▶ **Exercise**: Quote exactly the lines between the line containing "Generate a web" and the line containing "const chart = echarts.init(document.getElementById('chart'));", counting those two lines as part of the range. Leave the rest out.

▶ **Data section**:
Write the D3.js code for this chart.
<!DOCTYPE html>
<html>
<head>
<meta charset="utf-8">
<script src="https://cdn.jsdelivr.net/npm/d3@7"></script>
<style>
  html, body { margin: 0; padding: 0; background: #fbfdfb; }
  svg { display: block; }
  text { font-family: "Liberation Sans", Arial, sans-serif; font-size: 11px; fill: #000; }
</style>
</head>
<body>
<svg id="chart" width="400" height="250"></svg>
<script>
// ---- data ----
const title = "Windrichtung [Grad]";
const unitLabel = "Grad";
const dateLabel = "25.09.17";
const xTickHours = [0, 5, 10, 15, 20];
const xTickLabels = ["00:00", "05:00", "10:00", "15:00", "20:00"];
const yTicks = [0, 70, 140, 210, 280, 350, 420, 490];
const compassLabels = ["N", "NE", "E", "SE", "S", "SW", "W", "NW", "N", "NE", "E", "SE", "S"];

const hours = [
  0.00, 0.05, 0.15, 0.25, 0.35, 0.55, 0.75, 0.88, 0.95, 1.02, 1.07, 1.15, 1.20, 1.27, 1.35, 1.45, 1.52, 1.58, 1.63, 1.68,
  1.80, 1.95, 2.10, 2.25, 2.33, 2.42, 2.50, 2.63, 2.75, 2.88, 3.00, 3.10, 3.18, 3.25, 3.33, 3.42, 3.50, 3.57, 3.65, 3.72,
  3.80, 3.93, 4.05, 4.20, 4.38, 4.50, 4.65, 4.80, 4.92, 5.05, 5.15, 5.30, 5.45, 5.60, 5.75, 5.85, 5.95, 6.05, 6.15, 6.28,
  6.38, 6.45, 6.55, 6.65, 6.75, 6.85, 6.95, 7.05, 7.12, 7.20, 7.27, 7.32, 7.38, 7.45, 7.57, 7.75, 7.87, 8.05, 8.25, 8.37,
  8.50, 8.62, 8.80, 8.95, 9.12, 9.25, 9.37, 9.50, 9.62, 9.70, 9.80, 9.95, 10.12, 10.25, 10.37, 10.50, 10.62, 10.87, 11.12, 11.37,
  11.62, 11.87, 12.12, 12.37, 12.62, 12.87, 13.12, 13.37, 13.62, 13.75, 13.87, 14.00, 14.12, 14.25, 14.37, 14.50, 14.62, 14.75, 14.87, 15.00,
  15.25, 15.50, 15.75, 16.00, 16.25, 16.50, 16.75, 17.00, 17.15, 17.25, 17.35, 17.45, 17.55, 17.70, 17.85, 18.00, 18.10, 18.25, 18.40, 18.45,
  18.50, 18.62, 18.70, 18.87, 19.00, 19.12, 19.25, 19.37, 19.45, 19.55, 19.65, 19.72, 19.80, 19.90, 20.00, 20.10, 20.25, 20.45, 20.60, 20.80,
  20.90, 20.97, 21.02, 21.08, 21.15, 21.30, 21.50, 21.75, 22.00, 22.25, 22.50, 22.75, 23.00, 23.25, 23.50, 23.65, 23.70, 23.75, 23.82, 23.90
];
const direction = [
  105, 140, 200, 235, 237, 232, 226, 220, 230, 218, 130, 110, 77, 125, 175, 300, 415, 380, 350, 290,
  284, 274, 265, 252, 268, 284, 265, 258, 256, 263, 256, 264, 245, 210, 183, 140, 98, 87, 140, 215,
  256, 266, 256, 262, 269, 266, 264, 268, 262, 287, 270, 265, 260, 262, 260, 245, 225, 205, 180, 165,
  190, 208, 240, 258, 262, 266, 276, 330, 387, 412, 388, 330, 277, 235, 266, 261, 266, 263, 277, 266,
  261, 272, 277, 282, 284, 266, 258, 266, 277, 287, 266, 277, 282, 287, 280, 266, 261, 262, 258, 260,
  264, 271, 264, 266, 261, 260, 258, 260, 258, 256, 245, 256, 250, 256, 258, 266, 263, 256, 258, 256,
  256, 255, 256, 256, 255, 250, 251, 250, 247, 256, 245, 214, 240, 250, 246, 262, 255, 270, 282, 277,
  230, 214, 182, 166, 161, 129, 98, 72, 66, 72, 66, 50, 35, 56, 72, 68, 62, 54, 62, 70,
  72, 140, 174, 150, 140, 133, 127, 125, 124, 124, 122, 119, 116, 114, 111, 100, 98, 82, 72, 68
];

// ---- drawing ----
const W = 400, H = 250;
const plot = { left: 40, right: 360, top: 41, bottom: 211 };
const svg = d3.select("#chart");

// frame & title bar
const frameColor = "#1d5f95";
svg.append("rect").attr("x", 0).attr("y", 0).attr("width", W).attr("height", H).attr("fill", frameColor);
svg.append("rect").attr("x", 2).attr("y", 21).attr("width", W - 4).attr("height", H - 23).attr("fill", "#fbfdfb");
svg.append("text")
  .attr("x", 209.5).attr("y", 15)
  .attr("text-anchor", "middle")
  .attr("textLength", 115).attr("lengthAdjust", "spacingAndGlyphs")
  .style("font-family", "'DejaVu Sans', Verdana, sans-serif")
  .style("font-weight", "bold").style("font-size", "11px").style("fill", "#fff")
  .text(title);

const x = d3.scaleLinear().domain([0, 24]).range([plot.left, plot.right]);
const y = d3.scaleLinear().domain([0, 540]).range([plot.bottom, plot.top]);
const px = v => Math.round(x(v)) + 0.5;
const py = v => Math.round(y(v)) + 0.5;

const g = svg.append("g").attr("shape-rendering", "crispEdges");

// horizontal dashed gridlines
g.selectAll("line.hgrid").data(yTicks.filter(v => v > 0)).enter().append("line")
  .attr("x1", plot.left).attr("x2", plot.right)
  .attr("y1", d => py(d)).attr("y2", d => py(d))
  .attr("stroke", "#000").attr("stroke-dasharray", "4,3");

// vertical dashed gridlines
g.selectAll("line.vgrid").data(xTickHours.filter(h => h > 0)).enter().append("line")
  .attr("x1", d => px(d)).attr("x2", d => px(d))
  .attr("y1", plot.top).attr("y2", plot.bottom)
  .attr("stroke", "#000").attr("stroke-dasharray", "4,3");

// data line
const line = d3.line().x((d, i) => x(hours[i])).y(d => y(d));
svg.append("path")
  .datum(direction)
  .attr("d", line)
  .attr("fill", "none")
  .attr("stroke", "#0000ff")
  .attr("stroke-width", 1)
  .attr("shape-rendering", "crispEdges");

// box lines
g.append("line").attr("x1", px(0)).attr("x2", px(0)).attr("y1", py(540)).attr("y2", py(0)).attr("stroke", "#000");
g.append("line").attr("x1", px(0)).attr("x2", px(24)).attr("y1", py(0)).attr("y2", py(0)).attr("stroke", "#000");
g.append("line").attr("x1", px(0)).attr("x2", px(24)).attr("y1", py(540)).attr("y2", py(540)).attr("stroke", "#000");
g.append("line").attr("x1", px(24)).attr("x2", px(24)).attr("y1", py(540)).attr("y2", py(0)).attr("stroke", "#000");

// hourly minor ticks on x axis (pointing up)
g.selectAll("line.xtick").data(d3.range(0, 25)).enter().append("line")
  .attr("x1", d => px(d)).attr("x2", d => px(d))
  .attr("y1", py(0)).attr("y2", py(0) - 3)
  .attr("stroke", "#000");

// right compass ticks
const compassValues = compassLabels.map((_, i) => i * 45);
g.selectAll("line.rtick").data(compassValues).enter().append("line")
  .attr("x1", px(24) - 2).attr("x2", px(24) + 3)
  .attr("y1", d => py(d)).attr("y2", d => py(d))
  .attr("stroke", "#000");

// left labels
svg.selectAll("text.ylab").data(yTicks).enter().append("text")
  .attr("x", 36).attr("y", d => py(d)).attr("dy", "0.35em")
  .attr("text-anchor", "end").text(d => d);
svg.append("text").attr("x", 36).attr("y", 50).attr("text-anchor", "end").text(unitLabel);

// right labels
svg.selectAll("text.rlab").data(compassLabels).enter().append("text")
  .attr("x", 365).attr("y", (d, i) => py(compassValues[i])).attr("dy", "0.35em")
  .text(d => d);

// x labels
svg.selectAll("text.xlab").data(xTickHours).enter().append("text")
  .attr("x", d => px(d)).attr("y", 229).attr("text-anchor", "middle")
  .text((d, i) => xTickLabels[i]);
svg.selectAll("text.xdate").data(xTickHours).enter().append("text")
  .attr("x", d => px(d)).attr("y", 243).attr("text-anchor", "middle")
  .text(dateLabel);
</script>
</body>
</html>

---

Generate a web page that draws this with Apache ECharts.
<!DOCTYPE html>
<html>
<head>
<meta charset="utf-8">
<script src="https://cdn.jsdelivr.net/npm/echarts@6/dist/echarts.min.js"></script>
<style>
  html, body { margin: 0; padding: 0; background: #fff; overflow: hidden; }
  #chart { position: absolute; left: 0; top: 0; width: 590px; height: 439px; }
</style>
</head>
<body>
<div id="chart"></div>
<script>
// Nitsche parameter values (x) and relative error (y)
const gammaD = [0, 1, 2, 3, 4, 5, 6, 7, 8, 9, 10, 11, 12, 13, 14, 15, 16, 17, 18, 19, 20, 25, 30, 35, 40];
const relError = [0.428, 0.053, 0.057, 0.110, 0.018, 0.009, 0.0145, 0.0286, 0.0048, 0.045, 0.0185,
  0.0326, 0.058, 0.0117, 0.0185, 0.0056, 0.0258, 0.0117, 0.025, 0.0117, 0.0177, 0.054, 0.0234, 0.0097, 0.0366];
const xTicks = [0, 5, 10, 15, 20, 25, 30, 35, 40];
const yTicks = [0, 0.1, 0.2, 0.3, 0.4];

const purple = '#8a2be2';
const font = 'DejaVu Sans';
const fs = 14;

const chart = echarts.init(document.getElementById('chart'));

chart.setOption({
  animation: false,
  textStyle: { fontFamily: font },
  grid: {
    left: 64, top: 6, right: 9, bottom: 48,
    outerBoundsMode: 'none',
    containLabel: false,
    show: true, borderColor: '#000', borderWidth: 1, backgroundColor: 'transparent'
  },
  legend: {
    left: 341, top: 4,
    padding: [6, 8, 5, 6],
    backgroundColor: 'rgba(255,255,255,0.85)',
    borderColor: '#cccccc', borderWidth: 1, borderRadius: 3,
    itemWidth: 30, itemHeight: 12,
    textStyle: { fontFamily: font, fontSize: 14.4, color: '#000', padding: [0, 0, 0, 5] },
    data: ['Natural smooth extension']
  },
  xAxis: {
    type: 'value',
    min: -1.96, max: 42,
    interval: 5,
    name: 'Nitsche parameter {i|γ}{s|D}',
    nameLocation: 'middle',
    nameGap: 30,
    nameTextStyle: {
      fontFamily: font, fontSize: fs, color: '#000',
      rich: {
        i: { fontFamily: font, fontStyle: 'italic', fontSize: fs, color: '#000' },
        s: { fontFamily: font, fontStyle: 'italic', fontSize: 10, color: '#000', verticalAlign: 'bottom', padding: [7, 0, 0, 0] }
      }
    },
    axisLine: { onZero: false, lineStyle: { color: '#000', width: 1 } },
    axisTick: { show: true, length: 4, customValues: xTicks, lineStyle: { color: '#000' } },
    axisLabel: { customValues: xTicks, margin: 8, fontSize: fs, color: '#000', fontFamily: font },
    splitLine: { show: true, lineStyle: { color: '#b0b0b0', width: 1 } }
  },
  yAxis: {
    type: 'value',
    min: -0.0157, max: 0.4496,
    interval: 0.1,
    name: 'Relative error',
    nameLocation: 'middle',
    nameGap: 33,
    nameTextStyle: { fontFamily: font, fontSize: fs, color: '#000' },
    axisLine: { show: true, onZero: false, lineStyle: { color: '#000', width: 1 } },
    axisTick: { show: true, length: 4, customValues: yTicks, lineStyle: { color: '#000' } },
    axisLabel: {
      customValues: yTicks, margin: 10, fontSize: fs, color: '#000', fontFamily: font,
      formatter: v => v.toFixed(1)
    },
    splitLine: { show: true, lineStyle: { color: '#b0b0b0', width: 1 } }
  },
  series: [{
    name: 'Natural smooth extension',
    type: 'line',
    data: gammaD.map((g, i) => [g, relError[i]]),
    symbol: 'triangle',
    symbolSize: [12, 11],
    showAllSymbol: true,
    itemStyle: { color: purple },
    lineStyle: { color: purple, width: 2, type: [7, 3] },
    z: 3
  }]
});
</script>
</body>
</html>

...

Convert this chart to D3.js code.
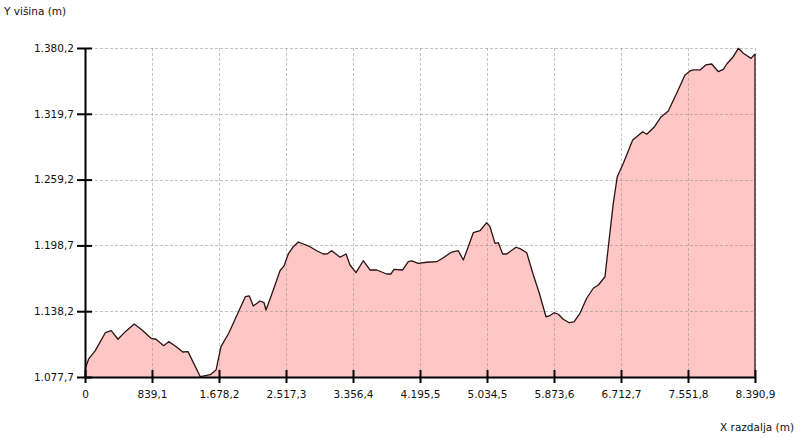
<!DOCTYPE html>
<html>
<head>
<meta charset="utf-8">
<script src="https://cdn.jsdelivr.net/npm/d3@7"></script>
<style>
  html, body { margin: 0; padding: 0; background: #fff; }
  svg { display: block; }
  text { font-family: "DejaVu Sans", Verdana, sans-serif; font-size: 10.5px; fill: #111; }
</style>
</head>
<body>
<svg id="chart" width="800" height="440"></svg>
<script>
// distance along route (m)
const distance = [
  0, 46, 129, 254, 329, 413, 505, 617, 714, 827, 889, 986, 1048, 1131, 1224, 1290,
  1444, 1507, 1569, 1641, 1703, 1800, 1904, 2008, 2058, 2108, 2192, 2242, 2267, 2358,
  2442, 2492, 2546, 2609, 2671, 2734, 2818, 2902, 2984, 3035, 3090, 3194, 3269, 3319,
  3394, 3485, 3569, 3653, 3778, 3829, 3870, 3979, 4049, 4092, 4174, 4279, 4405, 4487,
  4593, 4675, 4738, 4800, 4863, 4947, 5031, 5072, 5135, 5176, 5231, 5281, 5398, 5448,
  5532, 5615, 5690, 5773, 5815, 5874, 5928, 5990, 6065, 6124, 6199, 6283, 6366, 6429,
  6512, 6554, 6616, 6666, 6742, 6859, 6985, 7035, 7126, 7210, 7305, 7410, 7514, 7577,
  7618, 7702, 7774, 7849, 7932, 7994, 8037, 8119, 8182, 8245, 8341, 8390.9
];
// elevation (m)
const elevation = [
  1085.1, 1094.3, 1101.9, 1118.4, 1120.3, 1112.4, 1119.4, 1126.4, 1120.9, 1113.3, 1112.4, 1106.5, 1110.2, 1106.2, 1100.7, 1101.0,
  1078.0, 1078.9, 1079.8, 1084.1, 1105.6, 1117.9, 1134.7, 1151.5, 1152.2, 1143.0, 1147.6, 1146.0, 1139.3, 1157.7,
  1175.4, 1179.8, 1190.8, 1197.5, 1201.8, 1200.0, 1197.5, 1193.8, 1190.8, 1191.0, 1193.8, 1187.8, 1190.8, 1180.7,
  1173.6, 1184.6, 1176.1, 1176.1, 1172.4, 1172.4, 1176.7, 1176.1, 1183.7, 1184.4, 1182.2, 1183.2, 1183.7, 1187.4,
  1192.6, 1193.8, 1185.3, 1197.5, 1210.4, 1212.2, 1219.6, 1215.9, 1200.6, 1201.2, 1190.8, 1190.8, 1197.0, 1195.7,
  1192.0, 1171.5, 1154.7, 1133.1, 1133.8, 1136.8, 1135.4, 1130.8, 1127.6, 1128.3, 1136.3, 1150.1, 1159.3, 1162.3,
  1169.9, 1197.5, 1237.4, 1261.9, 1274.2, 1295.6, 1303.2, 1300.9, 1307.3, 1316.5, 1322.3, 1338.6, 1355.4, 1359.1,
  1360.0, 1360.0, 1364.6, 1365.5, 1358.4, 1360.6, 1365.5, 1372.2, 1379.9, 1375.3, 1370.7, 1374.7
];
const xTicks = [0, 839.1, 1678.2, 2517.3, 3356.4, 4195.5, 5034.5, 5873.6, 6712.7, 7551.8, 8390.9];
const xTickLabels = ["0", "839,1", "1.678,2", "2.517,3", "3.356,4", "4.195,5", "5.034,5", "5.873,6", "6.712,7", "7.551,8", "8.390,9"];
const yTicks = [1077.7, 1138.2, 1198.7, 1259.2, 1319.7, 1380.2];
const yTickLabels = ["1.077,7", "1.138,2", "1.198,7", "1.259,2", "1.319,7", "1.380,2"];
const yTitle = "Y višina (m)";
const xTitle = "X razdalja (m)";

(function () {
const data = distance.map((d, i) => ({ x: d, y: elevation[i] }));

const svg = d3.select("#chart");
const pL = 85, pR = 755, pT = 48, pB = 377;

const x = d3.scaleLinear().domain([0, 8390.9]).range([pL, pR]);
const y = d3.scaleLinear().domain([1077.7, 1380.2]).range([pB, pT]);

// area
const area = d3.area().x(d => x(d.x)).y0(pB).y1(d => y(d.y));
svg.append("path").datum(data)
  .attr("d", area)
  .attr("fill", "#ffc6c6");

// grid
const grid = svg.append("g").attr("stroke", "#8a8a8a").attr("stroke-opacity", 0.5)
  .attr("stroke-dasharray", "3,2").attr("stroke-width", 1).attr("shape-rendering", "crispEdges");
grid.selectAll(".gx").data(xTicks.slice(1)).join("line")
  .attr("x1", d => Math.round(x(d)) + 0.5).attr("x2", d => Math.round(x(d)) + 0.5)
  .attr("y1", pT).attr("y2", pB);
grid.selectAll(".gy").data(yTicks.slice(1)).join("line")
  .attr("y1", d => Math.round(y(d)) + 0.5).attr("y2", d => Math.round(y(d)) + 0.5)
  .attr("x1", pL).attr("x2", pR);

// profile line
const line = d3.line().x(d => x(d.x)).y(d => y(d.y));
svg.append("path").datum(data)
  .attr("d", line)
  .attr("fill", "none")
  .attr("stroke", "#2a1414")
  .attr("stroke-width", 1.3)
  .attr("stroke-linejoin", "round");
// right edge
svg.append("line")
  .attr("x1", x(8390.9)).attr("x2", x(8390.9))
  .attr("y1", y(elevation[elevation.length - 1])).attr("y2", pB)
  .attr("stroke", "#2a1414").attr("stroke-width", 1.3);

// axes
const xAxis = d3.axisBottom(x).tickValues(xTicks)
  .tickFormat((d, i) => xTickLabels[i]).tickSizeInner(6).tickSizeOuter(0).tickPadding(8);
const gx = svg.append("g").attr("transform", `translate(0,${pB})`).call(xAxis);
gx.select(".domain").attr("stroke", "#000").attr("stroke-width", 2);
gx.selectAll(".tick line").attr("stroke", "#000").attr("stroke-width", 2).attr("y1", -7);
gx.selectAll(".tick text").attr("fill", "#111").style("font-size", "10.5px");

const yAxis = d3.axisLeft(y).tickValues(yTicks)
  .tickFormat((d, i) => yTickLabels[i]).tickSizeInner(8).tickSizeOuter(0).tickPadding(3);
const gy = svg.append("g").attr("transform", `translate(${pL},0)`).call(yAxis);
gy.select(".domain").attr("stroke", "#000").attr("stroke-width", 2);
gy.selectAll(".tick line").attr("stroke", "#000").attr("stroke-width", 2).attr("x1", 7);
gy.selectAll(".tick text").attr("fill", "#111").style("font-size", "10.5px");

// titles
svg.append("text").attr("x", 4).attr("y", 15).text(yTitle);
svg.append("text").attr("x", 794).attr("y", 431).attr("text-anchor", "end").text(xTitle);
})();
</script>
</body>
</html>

▶ **Solution for this exercise**:
Generate a web page that draws this with Apache ECharts.
<!DOCTYPE html>
<html>
<head>
<meta charset="utf-8">
<script src="https://cdn.jsdelivr.net/npm/echarts@6/dist/echarts.min.js"></script>
<style>
  html, body { margin: 0; padding: 0; background: #fff; overflow: hidden; }
  #chart { position: absolute; left: 0; top: 0; width: 590px; height: 439px; }
</style>
</head>
<body>
<div id="chart"></div>
<script>
// Nitsche parameter values (x) and relative error (y)
const gammaD = [0, 1, 2, 3, 4, 5, 6, 7, 8, 9, 10, 11, 12, 13, 14, 15, 16, 17, 18, 19, 20, 25, 30, 35, 40];
const relError = [0.428, 0.053, 0.057, 0.110, 0.018, 0.009, 0.0145, 0.0286, 0.0048, 0.045, 0.0185,
  0.0326, 0.058, 0.0117, 0.0185, 0.0056, 0.0258, 0.0117, 0.025, 0.0117, 0.0177, 0.054, 0.0234, 0.0097, 0.0366];
const xTicks = [0, 5, 10, 15, 20, 25, 30, 35, 40];
const yTicks = [0, 0.1, 0.2, 0.3, 0.4];

const purple = '#8a2be2';
const font = 'DejaVu Sans';
const fs = 14;

const chart = echarts.init(document.getElementById('chart'));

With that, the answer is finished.